Btw, future versions of linux aio will almost certainly support
non-direct asynch io. Still the O_DIRECT mode will probably be fast-pathed.

In the end this boils down to passing the exact buffer type to the lower
levels of asio implementation.

> However, this may make using a std::vector<> or std::list<> of
> buffers too inefficient, since a copy must be made of the entire
> vector or list object. I will have to do some measurements
> before making a decision, but it may be that supporting
> reference-counted buffers is a compelling enough reason.

Usually the vector is small, and probably boost::array is a best fit. In
  the last case, the buffer is cached (as it is in the stack), is very
small (less that 20 elements) and it takes very little time to copy it.
In case of vectors, if move semantics are available (because they are
emulated by the standard library, like the next libstdc++ does, or
because of future language development), no copy is needed.

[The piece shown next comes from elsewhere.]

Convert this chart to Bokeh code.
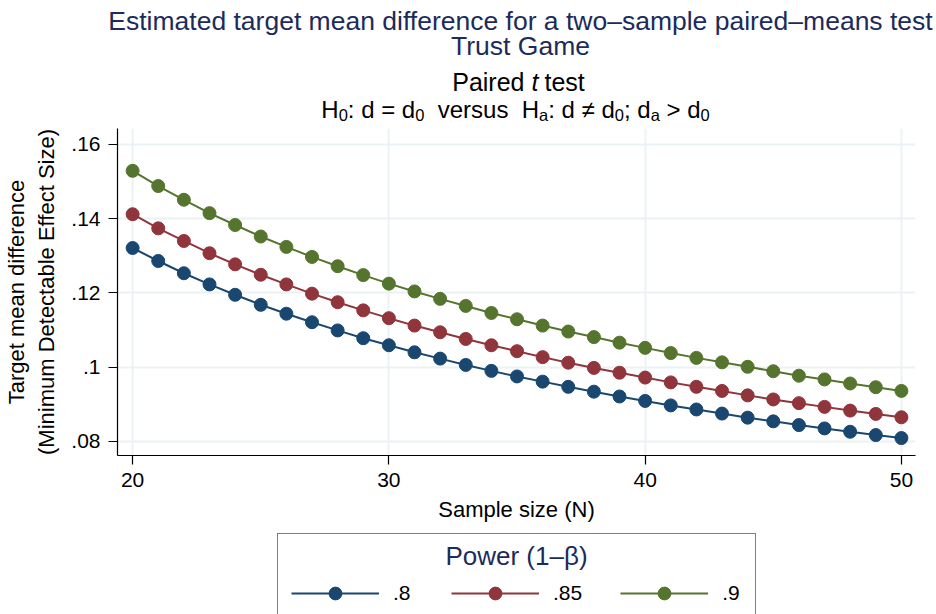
from bokeh.plotting import figure
from bokeh.models import Range1d, FixedTicker, Label, Legend, LegendItem
from bokeh.layouts import column, row
from bokeh.embed import file_html
from bokeh.resources import INLINE

# ---- data ----
sample_size = list(range(20, 51))
power_labels = [".8", ".85", ".9"]
mdes_p80 = [0.1321, 0.1286, 0.1253, 0.1223, 0.1195, 0.1168, 0.1144, 0.1121, 0.1099, 0.1078,
            0.1059, 0.1040, 0.1023, 0.1006, 0.0990, 0.0975, 0.0961, 0.0947, 0.0934, 0.0921,
            0.0909, 0.0897, 0.0886, 0.0875, 0.0864, 0.0854, 0.0844, 0.0835, 0.0826, 0.0817, 0.0809]
mdes_p85 = [0.1412, 0.1374, 0.1340, 0.1307, 0.1277, 0.1249, 0.1223, 0.1198, 0.1175, 0.1153,
            0.1132, 0.1112, 0.1094, 0.1076, 0.1059, 0.1043, 0.1027, 0.1012, 0.0998, 0.0985,
            0.0972, 0.0959, 0.0947, 0.0936, 0.0924, 0.0913, 0.0903, 0.0893, 0.0883, 0.0874, 0.0865]
mdes_p90 = [0.1529, 0.1488, 0.1451, 0.1415, 0.1383, 0.1352, 0.1324, 0.1297, 0.1272, 0.1248,
            0.1225, 0.1204, 0.1184, 0.1165, 0.1146, 0.1129, 0.1112, 0.1096, 0.1081, 0.1066,
            0.1052, 0.1038, 0.1025, 0.1013, 0.1001, 0.0989, 0.0977, 0.0967, 0.0956, 0.0946, 0.0936]
x_ticks = [20, 30, 40, 50]
y_ticks = [0.08, 0.10, 0.12, 0.14, 0.16]
y_tick_labels = [".08", ".1", ".12", ".14", ".16"]

FONT = "Liberation Sans"
NAVY = "#1A476F"
MAROON = "#90353B"
GREEN = "#55752F"
TITLE_COLOR = "#1C2B5A"
GRID = "#EAF2F3"
colors = [NAVY, MAROON, GREEN]
series = [mdes_p80, mdes_p85, mdes_p90]

W = 936
BL, BR, FW = 117, 21, 798   # shared left border, right border, frame width
NB = "\u00a0"

def bare(fig):
    fig.outline_line_color = None
    fig.xgrid.visible = False
    fig.ygrid.visible = False
    return fig

def tlab(fig, x, y, text, size, color="black", style="normal", align="center"):
    fig.add_layout(Label(x=x, y=y, text=text, text_font=FONT, text_font_size=f"{size}px",
                         text_color=color, text_font_style=style, text_align=align,
                         text_baseline="alphabetic"))

# Arial/Liberation Sans advance widths (per 1000 em) for laying out the hypothesis line
ADV = {"H": 722, ":": 278, " ": 278, NB: 278, "d": 556, "=": 584, "v": 500, "e": 556,
       "r": 333, "s": 500, "u": 556, "\u2260": 549, ";": 278, ">": 584, "0": 556, "a": 556}

def text_w(s, size):
    return sum(ADV.get(ch, 556) for ch in s) * size / 1000.0

# ---------- title panel (full width) ----------
TH = 124
t = bare(figure(frame_width=W, frame_height=TH, min_border=0,
                x_range=Range1d(0, W), y_range=Range1d(0, TH),
                x_axis_type=None, y_axis_type=None,
                output_backend="svg", toolbar_location=None))
tlab(t, 520, TH - 20, "Estimated target mean difference for a two\u2013sample paired\u2013means test", 26.5, TITLE_COLOR)
tlab(t, 520, TH - 45, "Trust Game", 26.5, TITLE_COLOR)
tlab(t, 524, TH - 81, "Paired", 25, align="right")
tlab(t, 531, TH - 81, "t", 25, style="italic", align="left")
tlab(t, 544, TH - 81, "test", 25, align="left")

# H0: d = d0  versus  Ha: d != d0; da > d0   (with real subscripts)
S, s = 24, 16.5
pieces = [("H", False), ("0", True), (":" + NB + "d" + NB + "=" + NB + "d", False), ("0", True),
          (NB * 2 + "versus" + NB * 2 + "H", False), ("a", True),
          (":" + NB + "d" + NB + "\u2260" + NB + "d", False), ("0", True),
          (";" + NB + "d", False), ("a", True), (NB + ">" + NB + "d", False), ("0", True)]
total = sum(text_w(tx, s if sub else S) for tx, sub in pieces)
xpos = 515 - total / 2
base = TH - 109
for tx, sub in pieces:
    sz = s if sub else S
    tlab(t, xpos, base - (5 if sub else 0), tx, sz, align="left")
    xpos += text_w(tx, sz)

# ---------- main plot ----------
p = figure(frame_width=FW, frame_height=327,
           min_border_left=BL, min_border_right=BR, min_border_top=4, min_border_bottom=67,
           x_range=Range1d(19.41, 50.55), y_range=Range1d(0.0762, 0.1643),
           output_backend="svg", toolbar_location=None)
p.outline_line_color = None

p.xgrid.ticker = FixedTicker(ticks=x_ticks)
p.ygrid.ticker = FixedTicker(ticks=y_ticks)
for g in (p.xgrid, p.ygrid):
    g.grid_line_color = GRID
    g.grid_line_width = 2

p.xaxis.ticker = FixedTicker(ticks=x_ticks)
p.yaxis.ticker = FixedTicker(ticks=y_ticks)
p.yaxis.major_label_overrides = {tk: lb for tk, lb in zip(y_ticks, y_tick_labels)}
for ax in (p.xaxis, p.yaxis):
    ax.axis_line_color = "black"
    ax.axis_line_width = 1.2
    ax.major_tick_line_color = "black"
    ax.major_tick_line_width = 1.2
    ax.major_tick_out = 9
    ax.major_tick_in = 0
    ax.minor_tick_line_color = None
    ax.major_label_text_font = FONT
    ax.major_label_text_font_size = "21px"
    ax.major_label_text_color = "black"
    ax.axis_label_text_font = FONT
    ax.axis_label_text_font_style = "normal"
    ax.axis_label_text_color = "black"
p.xaxis.axis_label_text_font_size = "22px"
p.yaxis.axis_label_text_font_size = "22px"
p.yaxis.major_label_orientation = "horizontal"
p.yaxis.major_label_standoff = 8
p.xaxis.major_label_standoff = 8
p.xaxis.axis_label = "Sample size (N)"
p.yaxis.axis_label = "Target mean difference\n(Minimum Detectable Effect Size)"
p.xaxis.axis_label_standoff = 7
p.yaxis.axis_label_standoff = 9

for vals, col in zip(series, colors):
    p.line(sample_size, vals, line_color=col, line_width=2)
    p.scatter(sample_size, vals, size=13, marker="circle", fill_color=col, line_color=col)

# ---------- legend panel (frame aligned with the plot) ----------
LH = 92
lg = bare(figure(frame_width=FW, frame_height=LH, min_border_left=BL, min_border_right=BR,
                 min_border_top=0, min_border_bottom=0,
                 x_range=Range1d(BL, BL + FW), y_range=Range1d(0, LH),
                 x_axis_type=None, y_axis_type=None,
                 output_backend="svg", toolbar_location=None))
items = []
for vals, lab, col in zip(series, power_labels, colors):
    lr = lg.line(sample_size, vals, line_color=col, line_width=2, visible=False)
    sr = lg.scatter(sample_size, vals, size=13, marker="circle", fill_color=col,
                    line_color=col, visible=False)
    items.append(LegendItem(label=lab, renderers=[lr, sr]))

legend = Legend(items=items, orientation="horizontal", location=(160, -7),
                title=" ", title_text_font_size="20px", title_standoff=7,
                label_text_font=FONT, label_text_font_size="21px", label_text_color="black",
                glyph_width=88, glyph_height=32, label_height=32, label_standoff=14, label_width=20,
                spacing=38, padding=13, margin=0,
                inactive_fill_alpha=0.0,
                border_line_color="black", border_line_width=1.2,
                background_fill_alpha=0.0)
lg.add_layout(legend, "center")
tlab(lg, 516, LH - (553 - 522), "Power (1\u2013\u03b2)", 26, TITLE_COLOR)

layout = column(row(t), p, lg, spacing=0)
open("out.html", "w").write(file_html(layout, INLINE))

>>Btw, did you consider my proposal for multishot calls?
> I have now :)
> I think that what amounts to the same thing can be implemented
> as an adapter on top of the existing classes. It would work in
> conjunction with the new custom memory allocation interface to
> reuse the same memory. In a way it would be like a simplified
> interface to custom memory allocation, specifically for
> recurring operations. I'll add it to my list of things to
> investigate.

I don't think it is worth to do it at higher levels. Multishot calls are
inconvenient because you lose the guarantee one call -> one callback. I
proposed to add them because they can open many optimization
opportunities at lower levels (reduced system calls to allocate the
callback, may be better cache locality of callback data and less
syscalls to register readiness notification interest).